From the BJP represented by Leader of Opposition in the Rajya Sabha Arun Jaitley, to the CPM’s Brinda Karat, the CPI’s AB Bardhan, the Samajwadi Party’s Ram Gopal Yadav, the BJD’s Pinaki Mishra, the Telugu Desam Party’s Yerran Naidu, the Akali Dal’s Sukhdev Singh Dhindsa and the JD(U)’s Sharad Yadav, they outlined their areas of agreement with each other and with Team Anna, and their differences. There seemed to be a broad consensus on the inclusion of the prime minister, lower bureaucracy and the CBI under the proposed anti-corruption body.

But one by one, they rendered a gentle snub to Team Anna. When Kejriwal tried to draw politicians into a point-by-point discussion of the specific provisions of the Lokpal, Bardhan urged, “please leave it to the wisdom of Parliament” and “you cannot insist that all the punctuation marks of your Bill must be taken into the final legislation”. Sharad Yadav said “There must be more debate in Parliament on the Lokpal, not less”, reminding everyone that at the time of Anna’s first mobilisation, it was the existing system that had sent 27 eminent people, including top politicians and corporate heads, to jail.

And Pinaki Mishra, the only one among the political group on stage who was also a member of the standing committee on the Lokpal, urged all those present to look at what the committee had achieved, not only where it had fallen short. “It was not a dead loss, not a write-off,” he cautioned.

Yet the very fact that they came to debate the Lokpal at Jantar Mantar at a time when Parliament is in session, the standing committee has tabled its report and the government is yet to bring the final draft to Parliament for discussion, was a moment of victory for Team Anna. “There is no inherent contradiction between the debate in Parliament and the one outside it,” said Jaitley, as he expressed gratitude for the invitation to speak from Anna’s stage at Jantar Mantar.

The legitimisation of Anna’s way, from that first mobilisation in Jantar Mantar when he and his group were seen as interlopers in the political process, seemed nothing short of dramatic. Nothing framed it better than the visual presented from the stage for most part of the afternoon: Anna sitting in the centre of a row of politicians, flanked by Jaitley to his left and Karat on his right.

Rahul Gandhi didn’t come but it was difficult to miss Rahul Gandhi at Jantar Mantar today, so often was his name invoked, or attacked, from the stage. Abhishek Manu Singhvi, chairman of the standing committee, came a distant second. The standing committee that had rejected “all that the nation wants” had only agreed upon one thing, said Kejriwal. “The Lokpal is to have constitutional status. Why? Because Rahul Gandhi says so. No PM, no Parliament, only one man will decide.”

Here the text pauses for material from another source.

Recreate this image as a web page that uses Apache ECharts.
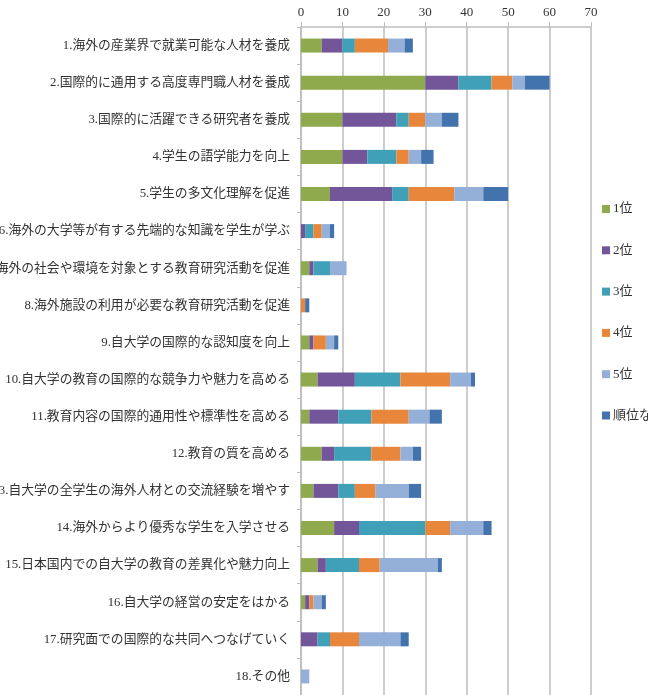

Apart from the rhetoric against the Congress and Rahul and politicians in general — soon after the politicians left, Anna railed again at the nation’s “gaddars”, those who “looted the nation’s treasure by pretending to safeguard it” — and a canny appeal to Mamata Banerjee to do on the Lokpal what she had done on FDI in retail, what was most striking about the rhetoric was the fulmination against corporates. From a platform shared by mainstream politicians across the spectrum, barring only the Congress, Prashant Bhushan alleged that “Democracy is in the hands of the Ambanis and Reddys... Policies are not made for the people, but to serve the interests of big companies.”

Since that first comparatively impromptu collection of outfits, banners and slogans at Jantar Mantar in April, Team Anna also appeared to have developed a machine that is efficient, and a style that is becoming identifiable and standardised. In fact, it almost seemed to borrow elements from the polished Ramdev Machine.

Scores of volunteers kept the crowds in check. Large screens had been put for those who couldn’t see the stage and among the row of counters at one side was one for the sale of Anna artifacts, another for volunteer registration. There were virtually no banners of any other organisation, not counting two of the little-known “Sach Khand Nanak Dham” relegated to a lonely corner.

On stage, the picture of Bharat Mata, criticised for RSS-style imagery in the first Jantar Mantar fast, had been replaced by two national flags. A nod was also made to the more hip and contemporary, with several posters demanding “Sadda haq, aithe rakh” as they declared: “Anna Hazare you are Rockstar”.